All the data should be repeated exactly. Any image in it is left out.

**Supplied records:**
-- START --
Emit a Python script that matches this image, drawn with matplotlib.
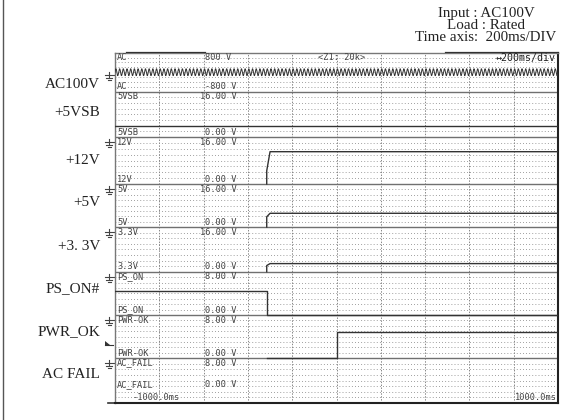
import numpy as np
import matplotlib.pyplot as plt
from matplotlib.patches import Polygon

# Channels, top to bottom
channels = ["AC", "5VSB", "12V", "5V", "3.3V", "PS_ON", "PWR-OK", "AC_FAIL"]
side_labels = ["AC100V", "+5VSB", "+12V", "+5V", "+3. 3V", "PS_ON#", "PWR_OK", "AC FAIL"]
top_scale = ["800 V", "16.00 V", "16.00 V", "16.00 V", "16.00 V", "8.00 V", "8.00 V", "8.00 V"]
bottom_scale = ["-800 V", "0.00 V", "0.00 V", "0.00 V", "0.00 V", "0.00 V", "0.00 V", "0.00 V"]
full_scale = [800, 16, 16, 16, 16, 8, 8, 8]

# AC input (~60 Hz, ~141 V peak)
ac_freq_hz = 60
ac_peak_v = 141

# Traces, time in ms, level in V
t_5vsb = [-1000, 1000]
v_5vsb = [4.0, 4.0]
t_12v = [-315, -315, -300, 1000]
v_12v = [0, 4.5, 11.0, 11.0]
t_5v = [-315, -315, -300, 1000]
v_5v = [0, 3.8, 5.1, 5.1]
t_33v = [-315, -315, -300, 1000]
v_33v = [0, 2.2, 2.9, 2.9]
t_pson = [-1000, -313, -313, 1000]
v_pson = [4.5, 4.5, 0, 0]
t_pwrok = [-313, 2, 2, 1000]
v_pwrok = [0, 0, 4.8, 4.8]

header = ["Input : AC100V", "Load : Rated", "Time axis:  200ms/DIV"]
time_left = "-1000.0ms"
time_right = "1000.0ms"

W, H = 582, 420
fig = plt.figure(figsize=(W / 100, H / 100), dpi=100)
fig.patch.set_facecolor("white")

# layout in pixels
x0, x1 = 115, 558
row_edges = [52.7, 91.7, 137, 184, 227, 271.7, 315, 358, 403]

# overlay axes in pixel coordinates for the margin decorations
ov = fig.add_axes([0, 0, 1, 1])
ov.set_xlim(0, W)
ov.set_ylim(H, 0)
ov.axis("off")
ov.plot([3, 3], [0, H], color="#555555", lw=1.0)

label_y = [84, 112, 160, 203, 246, 289, 332, 374]
for lab, yc in zip(side_labels, label_y):
    ov.text(100, yc, lab, ha="right", va="center", fontsize=11,
            family="Liberation Serif", color="#222222")

for k, line in enumerate(header):
    ov.text(486, 13 + k * 12.3, line, ha="center", va="center", fontsize=10.8,
            family="Liberation Serif", color="#222222")

# ground symbols at each channel zero
gnd_y = [75] + [row_edges[i + 1] + 5 for i in range(1, 7)]
for y0 in gnd_y:
    ov.plot([105, 115], [y0, y0], color="#444444", lw=0.8)
    ov.plot([109, 109], [y0 - 3, y0 + 2], color="#444444", lw=0.8)
    ov.plot([106, 112], [y0 + 3, y0 + 3], color="#444444", lw=0.8)
    ov.plot([107.5, 110.5], [y0 + 5, y0 + 5], color="#444444", lw=0.8)
# trigger marker on PWR_OK
ov.add_patch(Polygon([[105, 345], [110, 345], [105, 341]], closed=True,
                     color="#333333", lw=0))
ov.plot([105, 113], [345, 345], color="#333333", lw=0.8)
ov.plot([108, x0], [403, 403], color="#333333", lw=1.2)
# darker top border segments
ov.plot([127, 205], [52.7, 52.7], color="#222222", lw=1.6)
ov.plot([446, 558], [52.7, 52.7], color="#222222", lw=1.6)

# main scope screen
ax = fig.add_axes([x0 / W, 1 - row_edges[-1] / H, (x1 - x0) / W,
                   (row_edges[-1] - row_edges[0]) / H])
ax.set_xlim(-1000, 1000)
ax.set_ylim(row_edges[-1], row_edges[0])
ax.set_xticks([])
ax.set_yticks([])
for side in ["left", "top"]:
    ax.spines[side].set_color("#777777")
    ax.spines[side].set_linewidth(1.0)
for side in ["right", "bottom"]:
    ax.spines[side].set_color("#222222")
    ax.spines[side].set_linewidth(1.5)

# grid
for t in range(-800, 1000, 200):
    ax.axvline(t, color="#888888", lw=0.7, ls=(0, (1.5, 1.5)), zorder=1)
for i in range(8):
    top, bot = row_edges[i], row_edges[i + 1]
    for k in range(1, 8):
        y = top + (bot - top) * k / 8
        ax.axhline(y, color="#888888", lw=0.7, ls=(0, (0.8, 2.4)), zorder=1)
    if i > 0:
        ax.axhline(top, color="#707070", lw=1.0, zorder=2)


def to_y(i, v):
    top, bot = row_edges[i], row_edges[i + 1]
    if i == 0:
        return (top + bot) / 2 - np.asarray(v) / full_scale[0] * (bot - top) / 2
    return bot - np.asarray(v, dtype=float) / full_scale[i] * (bot - top)


# AC waveform
t_ac = np.linspace(-1000, 1000, 4000)
v_ac = ac_peak_v * np.sin(2 * np.pi * ac_freq_hz * t_ac / 1000)
ax.plot(t_ac, to_y(0, v_ac), color="#333333", lw=0.7, zorder=3)

traces = [(1, t_5vsb, v_5vsb), (2, t_12v, v_12v), (3, t_5v, v_5v),
          (4, t_33v, v_33v), (5, t_pson, v_pson), (6, t_pwrok, v_pwrok)]
for i, t, v in traces:
    ax.plot(t, to_y(i, v), color="#333333", lw=1.0, zorder=3)

# channel annotations in the scope font
mono = dict(family="DejaVu Sans Mono", fontsize=6.2, color="#444444", zorder=4)


def px_t(x):
    return (x - x0) / (x1 - x0) * 2000 - 1000


for i, name in enumerate(channels):
    top, bot = row_edges[i], row_edges[i + 1]
    ax.text(px_t(117), top + 0.5, name, ha="left", va="top", **mono)
    xs = 200 if top_scale[i].startswith("16") else 205
    ax.text(px_t(xs), top + 0.5, top_scale[i], ha="left", va="top", **mono)
    yb = bot - 0.5 if i < 7 else 389
    ax.text(px_t(117), yb, name, ha="left", va="bottom", **mono)
    ax.text(px_t(205), yb, bottom_scale[i], ha="left", va="bottom", **mono)

ax.text(px_t(318), row_edges[0] + 0.5, "<Z1: 20k>", ha="left", va="top", **mono)
ax.text(px_t(556), row_edges[0] + 0.5, "\u2194200ms/div", ha="right", va="top",
        family="DejaVu Sans Mono", fontsize=7.2, color="#222222", zorder=4)
ax.text(px_t(133), 401.5, time_left, ha="left", va="bottom", **mono)
ax.text(px_t(557), 401.5, time_right, ha="right", va="bottom", **mono)

fig.savefig("out.png", dpi=100)
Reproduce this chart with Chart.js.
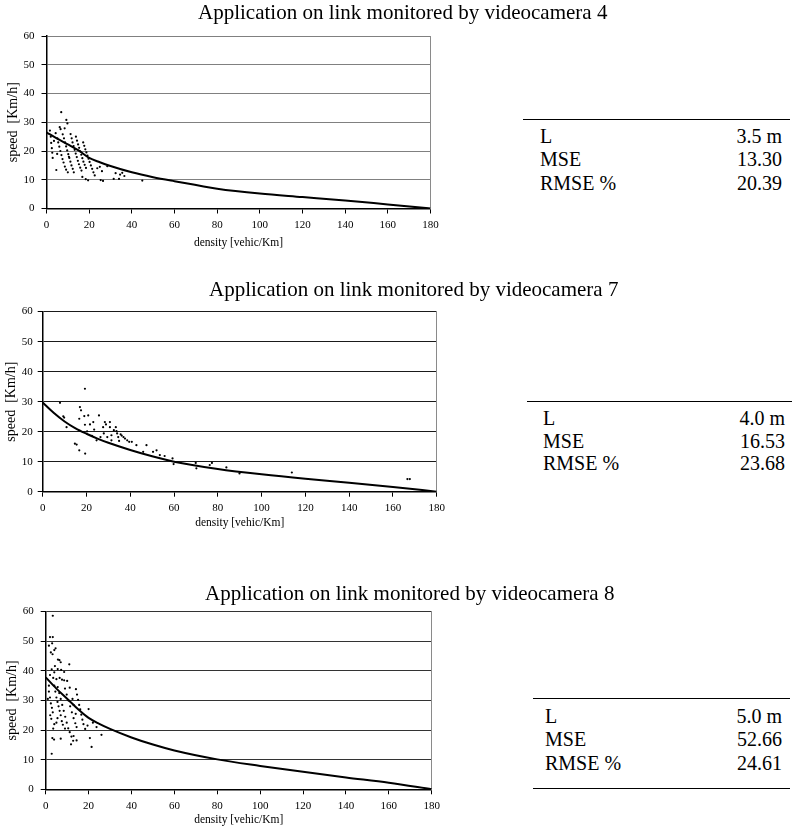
-- END --
**Exercise solution:**
Emit a Python script that matches this image, drawn with matplotlib.
import numpy as np
import matplotlib.pyplot as plt
from matplotlib.patches import Polygon

# Channels, top to bottom
channels = ["AC", "5VSB", "12V", "5V", "3.3V", "PS_ON", "PWR-OK", "AC_FAIL"]
side_labels = ["AC100V", "+5VSB", "+12V", "+5V", "+3. 3V", "PS_ON#", "PWR_OK", "AC FAIL"]
top_scale = ["800 V", "16.00 V", "16.00 V", "16.00 V", "16.00 V", "8.00 V", "8.00 V", "8.00 V"]
bottom_scale = ["-800 V", "0.00 V", "0.00 V", "0.00 V", "0.00 V", "0.00 V", "0.00 V", "0.00 V"]
full_scale = [800, 16, 16, 16, 16, 8, 8, 8]

# AC input (~60 Hz, ~141 V peak)
ac_freq_hz = 60
ac_peak_v = 141

# Traces, time in ms, level in V
t_5vsb = [-1000, 1000]
v_5vsb = [4.0, 4.0]
t_12v = [-315, -315, -300, 1000]
v_12v = [0, 4.5, 11.0, 11.0]
t_5v = [-315, -315, -300, 1000]
v_5v = [0, 3.8, 5.1, 5.1]
t_33v = [-315, -315, -300, 1000]
v_33v = [0, 2.2, 2.9, 2.9]
t_pson = [-1000, -313, -313, 1000]
v_pson = [4.5, 4.5, 0, 0]
t_pwrok = [-313, 2, 2, 1000]
v_pwrok = [0, 0, 4.8, 4.8]

header = ["Input : AC100V", "Load : Rated", "Time axis:  200ms/DIV"]
time_left = "-1000.0ms"
time_right = "1000.0ms"

W, H = 582, 420
fig = plt.figure(figsize=(W / 100, H / 100), dpi=100)
fig.patch.set_facecolor("white")

# layout in pixels
x0, x1 = 115, 558
row_edges = [52.7, 91.7, 137, 184, 227, 271.7, 315, 358, 403]

# overlay axes in pixel coordinates for the margin decorations
ov = fig.add_axes([0, 0, 1, 1])
ov.set_xlim(0, W)
ov.set_ylim(H, 0)
ov.axis("off")
ov.plot([3, 3], [0, H], color="#555555", lw=1.0)

label_y = [84, 112, 160, 203, 246, 289, 332, 374]
for lab, yc in zip(side_labels, label_y):
    ov.text(100, yc, lab, ha="right", va="center", fontsize=11,
            family="Liberation Serif", color="#222222")

for k, line in enumerate(header):
    ov.text(486, 13 + k * 12.3, line, ha="center", va="center", fontsize=10.8,
            family="Liberation Serif", color="#222222")

# ground symbols at each channel zero
gnd_y = [75] + [row_edges[i + 1] + 5 for i in range(1, 7)]
for y0 in gnd_y:
    ov.plot([105, 115], [y0, y0], color="#444444", lw=0.8)
    ov.plot([109, 109], [y0 - 3, y0 + 2], color="#444444", lw=0.8)
    ov.plot([106, 112], [y0 + 3, y0 + 3], color="#444444", lw=0.8)
    ov.plot([107.5, 110.5], [y0 + 5, y0 + 5], color="#444444", lw=0.8)
# trigger marker on PWR_OK
ov.add_patch(Polygon([[105, 345], [110, 345], [105, 341]], closed=True,
                     color="#333333", lw=0))
ov.plot([105, 113], [345, 345], color="#333333", lw=0.8)
ov.plot([108, x0], [403, 403], color="#333333", lw=1.2)
# darker top border segments
ov.plot([127, 205], [52.7, 52.7], color="#222222", lw=1.6)
ov.plot([446, 558], [52.7, 52.7], color="#222222", lw=1.6)

# main scope screen
ax = fig.add_axes([x0 / W, 1 - row_edges[-1] / H, (x1 - x0) / W,
                   (row_edges[-1] - row_edges[0]) / H])
ax.set_xlim(-1000, 1000)
ax.set_ylim(row_edges[-1], row_edges[0])
ax.set_xticks([])
ax.set_yticks([])
for side in ["left", "top"]:
    ax.spines[side].set_color("#777777")
    ax.spines[side].set_linewidth(1.0)
for side in ["right", "bottom"]:
    ax.spines[side].set_color("#222222")
    ax.spines[side].set_linewidth(1.5)

# grid
for t in range(-800, 1000, 200):
    ax.axvline(t, color="#888888", lw=0.7, ls=(0, (1.5, 1.5)), zorder=1)
for i in range(8):
    top, bot = row_edges[i], row_edges[i + 1]
    for k in range(1, 8):
        y = top + (bot - top) * k / 8
        ax.axhline(y, color="#888888", lw=0.7, ls=(0, (0.8, 2.4)), zorder=1)
    if i > 0:
        ax.axhline(top, color="#707070", lw=1.0, zorder=2)


def to_y(i, v):
    top, bot = row_edges[i], row_edges[i + 1]
    if i == 0:
        return (top + bot) / 2 - np.asarray(v) / full_scale[0] * (bot - top) / 2
    return bot - np.asarray(v, dtype=float) / full_scale[i] * (bot - top)


# AC waveform
t_ac = np.linspace(-1000, 1000, 4000)
v_ac = ac_peak_v * np.sin(2 * np.pi * ac_freq_hz * t_ac / 1000)
ax.plot(t_ac, to_y(0, v_ac), color="#333333", lw=0.7, zorder=3)

traces = [(1, t_5vsb, v_5vsb), (2, t_12v, v_12v), (3, t_5v, v_5v),
          (4, t_33v, v_33v), (5, t_pson, v_pson), (6, t_pwrok, v_pwrok)]
for i, t, v in traces:
    ax.plot(t, to_y(i, v), color="#333333", lw=1.0, zorder=3)

# channel annotations in the scope font
mono = dict(family="DejaVu Sans Mono", fontsize=6.2, color="#444444", zorder=4)


def px_t(x):
    return (x - x0) / (x1 - x0) * 2000 - 1000


for i, name in enumerate(channels):
    top, bot = row_edges[i], row_edges[i + 1]
    ax.text(px_t(117), top + 0.5, name, ha="left", va="top", **mono)
    xs = 200 if top_scale[i].startswith("16") else 205
    ax.text(px_t(xs), top + 0.5, top_scale[i], ha="left", va="top", **mono)
    yb = bot - 0.5 if i < 7 else 389
    ax.text(px_t(117), yb, name, ha="left", va="bottom", **mono)
    ax.text(px_t(205), yb, bottom_scale[i], ha="left", va="bottom", **mono)

ax.text(px_t(318), row_edges[0] + 0.5, "<Z1: 20k>", ha="left", va="top", **mono)
ax.text(px_t(556), row_edges[0] + 0.5, "\u2194200ms/div", ha="right", va="top",
        family="DejaVu Sans Mono", fontsize=7.2, color="#222222", zorder=4)
ax.text(px_t(133), 401.5, time_left, ha="left", va="bottom", **mono)
ax.text(px_t(557), 401.5, time_right, ha="right", va="bottom", **mono)

fig.savefig("out.png", dpi=100)
Reproduce this chart with Chart.js.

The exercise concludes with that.